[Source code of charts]
-*-*-

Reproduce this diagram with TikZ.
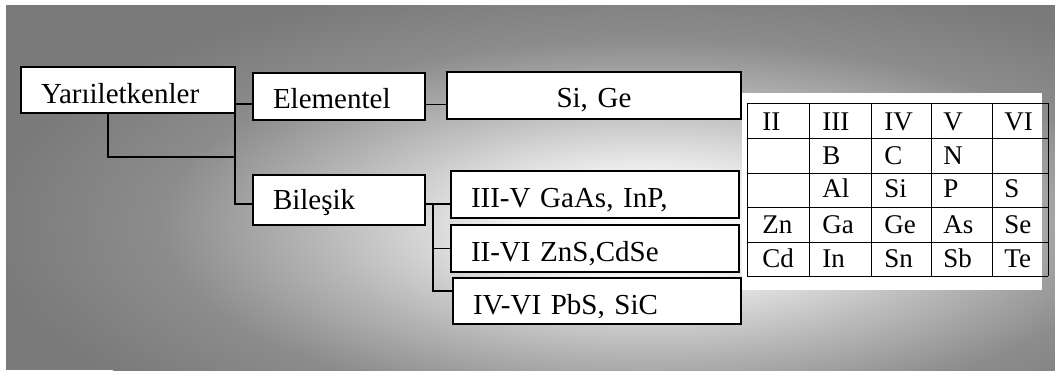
\documentclass[tikz,border=0pt]{standalone}
\usepackage{fontspec}
\setmainfont{Liberation Serif}
\colorlet{arka}{black!52}
\pgfdeclareradialshading{parlak}{\pgfpoint{0bp}{0bp}}{color(0bp)=(white); color(5bp)=(white!95!black); color(12.5bp)=(white!72!black); color(18.5bp)=(white!55!black); color(25bp)=(arka); color(50bp)=(arka)}

\begin{document}
\begin{tikzpicture}[x=0.5pt,y=-0.5pt,
    kutu/.style={draw,line width=1pt,fill=white,anchor=north west,inner xsep=10pt,inner ysep=0pt,align=left,font=\fontsize{14.5}{16}\selectfont},
    hat/.style={line width=0.8pt},
    tablo/.style={line width=0.5pt},
    hucre/.style={anchor=base west,inner sep=0pt,font=\fontsize{13.5}{15}\selectfont}]
    \useasboundingbox (0,0) rectangle (1055,370);
    % background
    \begin{scope}
      \clip (6,5) rectangle (1055,370);
      \fill[arka] (6,5) rectangle (1055,370);
      \shade[shading=parlak] (650,225) ellipse [x radius=330pt, y radius=125pt];
    \end{scope}
    % boxes
    \node[kutu,text width=87pt,text height=18pt,text depth=5pt] (yar) at (20,66) {Yarıiletkenler};
    \node[kutu,text width=66pt,text height=17.5pt,text depth=6pt] (ele) at (252,72) {Elementel};
    \node[kutu,text width=127pt,text height=17.5pt,text depth=6pt,align=center] (sige) at (446,71) {Si, Ge};
    \node[kutu,text width=66pt,text height=17pt,text depth=8pt] (bil) at (252,174) {Bileşik};
    \node[kutu,text width=124pt,text height=18pt,text depth=5.5pt] (iiiv) at (450,170) {III-V GaAs, InP,};
    \node[kutu,text width=124pt,text height=18pt,text depth=5.5pt] (iivi) at (450,224) {II-VI ZnS,CdSe};
    \node[kutu,text width=124pt,text height=18pt,text depth=5pt] (ivvi) at (452,277) {IV-VI PbS, SiC};
    % connectors
    \coordinate (govde) at (235,104);
    \coordinate (kol) at (235,157);
    \coordinate (dal) at (433,203);
    \draw[hat] (govde) -- (govde -| ele.west);
    \draw[hat] (govde) |- ([yshift=-2pt]bil.west);
    \draw[hat] ([xshift=-10pt]yar.south) |- (kol);
    \draw[hat] ([yshift=-4pt]ele.east) -- ([yshift=-4pt]ele.east -| sige.west);
    \draw[hat] ([yshift=-2pt]bil.east) -- ([yshift=-2pt]bil.east -| iiiv.west);
    \draw[hat] (dal) |- ([yshift=5pt]ivvi.west);
    \draw[hat] (dal |- iivi.west) -- (iivi.west);
    % table
    \fill[white] (742,93) rectangle (1042,290);
    \foreach \y in {103,138,173,207,242,276}
      \draw[tablo] (747,\y) -- (1048,\y);
    \foreach \x in {747,809,871,931,992,1048}
      \draw[tablo] (\x,103) -- (\x,276);
    \foreach \t/\x/\y in {II/762/130,III/822/130,IV/884/130,V/943/130,VI/1004/130,
        B/822/164,C/884/164,N/943/164,
        Al/822/197,Si/884/197,P/943/197,S/1004/197,
        Zn/762/233,Ga/822/233,Ge/884/233,As/943/233,Se/1004/233,
        Cd/762/267,In/822/267,Sn/884/267,Sb/943/267,Te/1004/267}
      \node[hucre] (h-\t) at (\x,\y) {\t};
\end{tikzpicture}
\end{document}
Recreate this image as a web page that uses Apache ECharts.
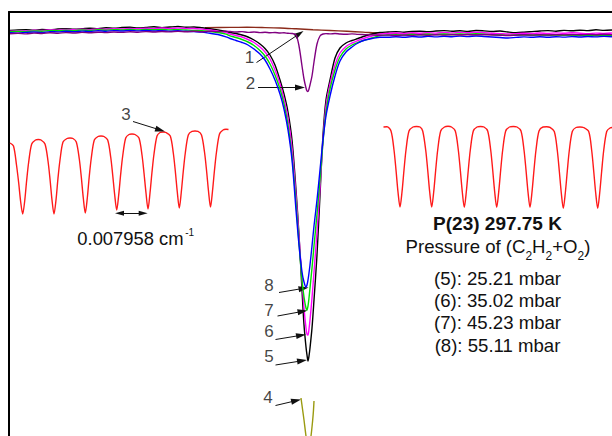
<!DOCTYPE html>
<html><head><meta charset="utf-8">
<script src="https://cdn.jsdelivr.net/npm/echarts@6/dist/echarts.min.js"></script>
<style>html,body{margin:0;padding:0;background:#fff}#c{width:612px;height:436px}</style>
</head><body><div id="c"></div>
<script>
// x: relative wavenumber position (arb. units), y: absorption signal (arb. units, increasing downward)
const xLeft = [10,18,26,34,42,50,58,66,74,82,90,98,106,114,122,130,138,146,154,162,170,178,186,194,202,210,218,226];
const xCore = [230,236,242,248,254,260,265,270,275,280,284,288,292,296,299,302,304,306,307,308,309,310,312,314,317,320,323,326,330,335,340,346,352,358,365,372,380];
const xRight = [388,396,404,412,420,428,436,444,452,460,468,476,484,492,500,508,516,524,532,540,548,556,564,572,580,588,596,604,612];

// (5) 25.21 mbar - black
const blackLeft = [30.5,30.0,29.8,30.3,29.4,29.8,29.0,28.6,29.2,28.8,28.2,28.7,27.8,28.3,27.5,27.2,28.0,27.4,26.8,27.6,27.0,26.5,27.2,27.0,27.8,28.8,30.0,31.5];
const blackCore = [32.5,33.5,35,37,40,44,48.5,55,65,80,94,112,140,190,235,290,325,347,355,361,356,348,328,300,255,195,135,100,80,58,48,43,40.5,38.5,36,34,32.5];
const blackRight = [32.0,31.6,32.2,31.5,31.2,31.8,31.0,30.6,31.2,30.8,31.4,30.5,30.9,31.5,31.0,32.0,32.6,32.2,31.6,31.0,30.6,31.2,30.4,30.8,30.2,30.6,29.8,30.4,30.0];
// (6) 35.02 mbar - magenta
const magentaLeft = [31.2,30.6,31.0,30.2,30.5,29.7,30.1,29.4,29.8,29.2,29.6,28.9,29.3,28.7,29.0,28.4,28.8,28.2,28.6,28.0,28.5,28.1,28.4,28.5,29.1,30.0,31.2,32.6];
const magentaCore = [34,35.5,37,39.5,42.5,47,52,59,70,84,99,118,148,195,237,280,308,328,334,335,329,320,298,272,232,188,140,106,84,65,53,46.5,43,40.5,38,36,34];
const magentaRight = [33.4,33.0,33.5,32.8,33.2,32.6,33.1,32.5,32.9,32.4,32.8,32.3,32.7,33.2,33.6,34.0,33.6,33.2,33.5,33.0,33.4,32.9,33.3,32.8,33.2,33.6,33.1,33.5,33.0];
// (7) 45.23 mbar - green
const greenLeft = [31.8,31.3,31.6,30.9,31.2,30.5,30.8,30.2,30.6,30.0,30.4,29.8,30.2,29.6,30.0,29.5,29.9,29.4,29.8,29.5,29.9,29.6,30.0,30.4,30.6,31.5,32.5,34.2];
const greenCore = [35.8,37.5,39.5,42,45.5,50.5,56,64,75,89,104,125,156,203,243,280,297,308,310,306,298,288,268,246,214,180,142,112,89,70,57,49,45,42.5,40,38,35.5];
const greenRight = [35.0,34.6,35.1,34.4,34.8,34.2,34.6,34.0,34.5,33.9,34.3,33.8,34.2,34.6,35.0,35.4,35.1,34.7,35.2,34.8,35.3,34.9,35.4,35.0,35.6,35.2,35.8,35.4,35.8];
// (8) 55.11 mbar - blue
const blueLeft = [32.6,33.1,32.4,32.0,32.6,31.6,31.9,31.3,31.8,31.1,31.5,30.8,31.2,30.6,31.0,30.4,30.9,30.5,31.0,30.6,31.2,30.8,31.3,31.6,32.0,33.3,34.5,36.8];
const blueCore = [38.5,40.5,42.5,45,49,54,60,69,80,94,109,130,160,210,245,272,282,287,285,280,273,265,246,226,200,170,140,116,96,76,61,52,47,43,40,38.5,37.2];
const blueRight = [37.2,36.8,37.3,36.6,37.0,36.4,36.9,36.3,36.7,36.1,36.6,36.0,36.5,37.0,37.5,38.0,37.4,36.9,37.3,36.8,37.2,36.7,37.1,36.6,37.0,36.5,36.9,36.4,36.8];
// (2) purple
const purpleLeft = [33.8,33.3,33.9,33.1,33.5,32.8,33.2,32.6,33.0,32.4,32.8,32.2,32.6,32.0,32.4,31.8,32.2,31.6,32.0,31.5,31.9,31.4,31.8,31.3,31.7,31.2,31.6,31.1];
const purpleCore = [31.5,32,31.6,32.4,32,32.6,32.3,32.8,32.5,33,32.8,33.3,33.5,35,46,66,79,88,91,91.5,89,85,76,62,44,36,34,33.6,33.9,33.5,34,34.3,33.9,34.4,34.6,34.9,35.2];
const purpleRight = [35.0,35.5,35.0,35.4,34.8,35.3,34.7,35.1,34.6,35.0,34.5,34.9,34.4,34.8,35.2,35.6,35.2,34.8,35.1,34.7,35.0,34.6,34.9,34.5,34.8,34.4,34.7,34.3,34.6];
// (1) brown baseline
const brownX = [205,230,247,265,280,296,313,330,347,363,380,400,430,470,520,570,612];
const brownY = [27.8,27.4,27.3,27.6,28,28.8,29.7,30.5,31.3,32.1,33,33.6,34.2,34.6,34.9,35.0,35.0];
// (4) olive
const oliveX = [301,302.5,304,306,308.5,311,312.7,313.5,314];
const oliveY = [398,409,420,436,452,436,420,410,401];
// (3) etalon fringes, red
const etalonLeftX = [10,13.5,16.5,18.7,20.7,22.7,24.7,26.7,28.7,31.7,35.5,38.3,41,45,48,50,52,54,56,58,60,63,67,70,73,76.3,79.3,81.3,83.3,85.3,87.3,89.3,91.3,94.3,98,101,104,107.7,110.7,112.7,114.7,116.7,118.7,120.7,122.7,125.7,129,132,135,139,142,144,146,148,150,152,154,157,160,163,166,170.3,173.3,175.3,177.3,179.3,181.3,183.3,185.3,188.3,192,195,198,201.5,204.5,206.5,208.5,210.5,212.5,214.5,216.5,219.5,223,226,228.5];
const etalonLeftY = [143,146,165,183,202,214,201,180,162,144,140,139.5,140,144,161,179,200,214,200,178,160,142,138.5,138,138.5,142,159,177,198,213,198,176,158,140,136.5,136,136.5,140,157,175,195,210,195,174,156,138,134.5,134,134.5,138,155,173,193,209,193,172,154,136,132.5,132,132.5,136,153,171,192,208,192,171,153,135,131.3,131,131.3,135,152,170,191,207,191,170,152,134,130,129.3,129.5];
const etalonRightX = [383.5,387,391,394,396,398,400,402,404,406,409,413,416.5,420,422.7,425.7,427.7,429.7,431.7,433.7,435.7,437.7,440.7,444.5,448,451.5,455.3,458.3,460.3,462.3,464.3,466.3,468.3,470.3,473.3,477,480.5,484,487.7,490.7,492.7,494.7,496.7,498.7,500.7,502.7,505.7,509.5,513.3,517,521,524,526,528,530,532,534,536,539,543,546.7,550,554.3,557.3,559.3,561.3,563.3,565.3,567.3,569.3,572.3,576,580,583.5,588.7,591.7,593.7,595.7,597.7,599.7,601.7,603.7,606.7,610,613];
const etalonRightY = [127,126.8,131,150,170,192,207,192,170,150,131,127,126.5,127,131,150,170,192,207,192,170,150,131,127,126.3,127,131,150,170,192,207.3,192,170,150,131,127,126.5,127,131,150,170,192,207.3,192,170,150,131,127,126.5,127,131,150,170,192,207.3,192,170,150,131,127,126.7,127.3,131.5,150.5,171,193,208.3,193,171,150.5,131.5,127.5,127,127.5,131.5,150.5,171,193,208.3,193,171,150.5,131.5,128,127.5];

// annotations: label, text position, arrow tail, arrow tip
const annotationLabels = ['1','2','3','4','5','6','7','8'];
const annotationText = [[249.5,57.5],[250.5,83],[126,114],[268,397],[269,356.5],[269,331.5],[269,310.5],[269,285.5]];
const annotationTail = [[256.5,62.5],[258,87.5],[133,121.5],[275.5,405.5],[275.5,365],[275.5,339.5],[277.5,316],[279,292.5]];
const annotationTip = [[303.5,31],[305,87.5],[165,131.5],[301,399.5],[307,360],[306,334.5],[307.5,310.5],[308.5,287.5]];
const fsrArrow = [[115,213.3],[147.7,213.3]];

const fsrText = '0.007958 cm';
const fsrSup = '-1';
const infoTitle = 'P(23) 297.75 K';
const pressureParts = [['Pressure of (C',0],['2',1],['H',0],['2',1],['+O',0],['2',1],[')',0]];
const pressureLines = ['(5): 25.21 mbar','(6): 35.02 mbar','(7): 45.23 mbar','(8): 55.11 mbar'];

const FONT = '"Liberation Sans", Arial, Helvetica, sans-serif';
const zip = (xs, ys) => xs.map((x, i) => [x, ys[i]]);
const xMain = xLeft.concat(xCore, xRight);

function lineSeries(name, data, color, z) {
  return { name, type: 'line', data, showSymbol: false, symbol: 'none', smooth: 0.3,
    lineStyle: { color, width: 1.4 }, itemStyle: { color }, silent: true, z: z || 2, clip: true };
}

const chart = echarts.init(document.getElementById('c'), null, { renderer: 'svg' });

const ctx = document.createElement('canvas').getContext('2d');
function measure(t, size, weight) { ctx.font = (weight || 'normal') + ' ' + size + 'px ' + FONT; return ctx.measureText(t).width; }

function shorten(tail, tip, d) {
  const dx = tip[0] - tail[0], dy = tip[1] - tail[1];
  const L = Math.hypot(dx, dy);
  return [tip[0] - dx / L * d, tip[1] - dy / L * d];
}
const HEAD = [6, 10];
const arrowData = annotationTail.map((t, i) => [
  { coord: t, symbol: 'none' },
  { coord: shorten(t, annotationTip[i], 5), symbol: 'triangle', symbolSize: HEAD }
]);
arrowData.push([
  { coord: shorten(fsrArrow[1], fsrArrow[0], 4.5), symbol: 'triangle', symbolSize: [5, 9] },
  { coord: shorten(fsrArrow[0], fsrArrow[1], 4.5), symbol: 'triangle', symbolSize: [5, 9] }
]);

const graphics = [];
const MAIN = 18.6, SUB = 12, LEFTF = 18.4;
// FSR label
const fsrX = 77.3, fsrY = 238;
graphics.push({ type: 'text', x: fsrX, y: fsrY, style: { text: fsrText, font: LEFTF + 'px ' + FONT, fill: '#111', textAlign: 'left', textVerticalAlign: 'middle' } });
graphics.push({ type: 'text', x: fsrX + measure(fsrText, LEFTF) + 1.5, y: fsrY - 6, style: { text: fsrSup, font: '10px ' + FONT, fill: '#111', textAlign: 'left', textVerticalAlign: 'middle' } });
// info block
const cx = 497.5;
graphics.push({ type: 'text', x: cx, y: 223.3, style: { text: infoTitle, font: 'bold 19px ' + FONT, fill: '#111', textAlign: 'center', textVerticalAlign: 'middle' } });
let total = 0;
pressureParts.forEach(p => { total += measure(p[0], p[1] ? SUB : MAIN); });
let px = cx + 0.5 - total / 2;
pressureParts.forEach(p => {
  const size = p[1] ? SUB : MAIN;
  graphics.push({ type: 'text', x: px, y: 246.2 + (p[1] ? 9.8 : 0), style: { text: p[0], font: size + 'px ' + FONT, fill: '#111', textAlign: 'left', textVerticalAlign: 'middle' } });
  px += measure(p[0], size);
});
const lineYs = [278, 300.3, 322.5, 345];
pressureLines.forEach((t, i) => {
  graphics.push({ type: 'text', x: cx, y: lineYs[i], style: { text: t, font: MAIN + 'px ' + FONT, fill: '#111', textAlign: 'center', textVerticalAlign: 'middle' } });
});

const frameAxis = { show: true, axisLine: { show: true, onZero: false, lineStyle: { color: '#000', width: 2 } },
  axisTick: { show: false }, axisLabel: { show: false }, splitLine: { show: false } };

const option = {
  animation: false,
  backgroundColor: '#fff',
  grid: { left: 9, top: 12, right: 0, bottom: 0, show: false },
  xAxis: Object.assign({ type: 'value', min: 9, max: 612, position: 'top' }, frameAxis),
  yAxis: Object.assign({ type: 'value', min: 12, max: 436, inverse: true, position: 'left' }, frameAxis),
  series: [
    lineSeries('1', zip(brownX, brownY), '#8b2a1a', 2),
    lineSeries('3a', zip(etalonLeftX, etalonLeftY), '#ff1a1a', 3),
    lineSeries('3b', zip(etalonRightX, etalonRightY), '#ff1a1a', 3),
    lineSeries('5', zip(xMain, blackLeft.concat(blackCore, blackRight)), '#000000', 3),
    lineSeries('6', zip(xMain, magentaLeft.concat(magentaCore, magentaRight)), '#ff00ff', 4),
    lineSeries('7', zip(xMain, greenLeft.concat(greenCore, greenRight)), '#00dd00', 5),
    lineSeries('8', zip(xMain, blueLeft.concat(blueCore, blueRight)), '#0000ff', 6),
    lineSeries('2', zip(xMain, purpleLeft.concat(purpleCore, purpleRight)), '#800080', 7),
    lineSeries('4', zip(oliveX, oliveY), '#9a9a10', 7),
    {
      name: 'annotations', type: 'scatter', symbolSize: 0, silent: true, z: 10,
      data: annotationLabels.map((l, i) => ({ name: l, value: annotationText[i] })),
      label: { show: true, position: 'inside', formatter: '{b}', fontSize: 17, fontFamily: FONT, color: '#111' },
      markLine: {
        silent: true, animation: false,
        symbol: ['none', 'triangle'],
        label: { show: false },
        lineStyle: { color: '#111', width: 1, type: 'solid' },
        itemStyle: { color: '#111' },
        emphasis: { disabled: true },
        data: arrowData
      }
    }
  ],
  graphic: graphics
};
chart.setOption(option);
</script></body></html>
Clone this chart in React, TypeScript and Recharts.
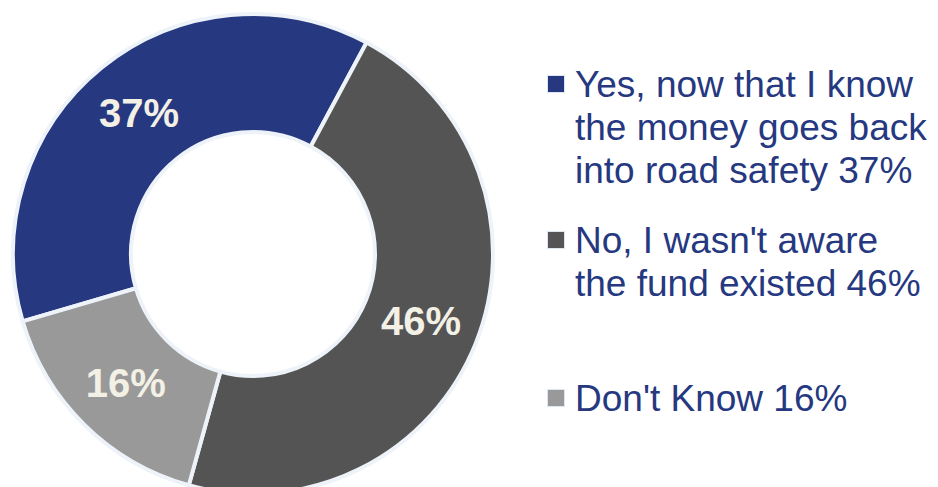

-*-*-

**Exercise goal**
Each line in the data that holds the string "this" should be found and copied.

**Task output**
Reproduce this diagram with TikZ.
Recreate this image as a web page that uses Apache ECharts.
Clone this chart in React, TypeScript and Recharts.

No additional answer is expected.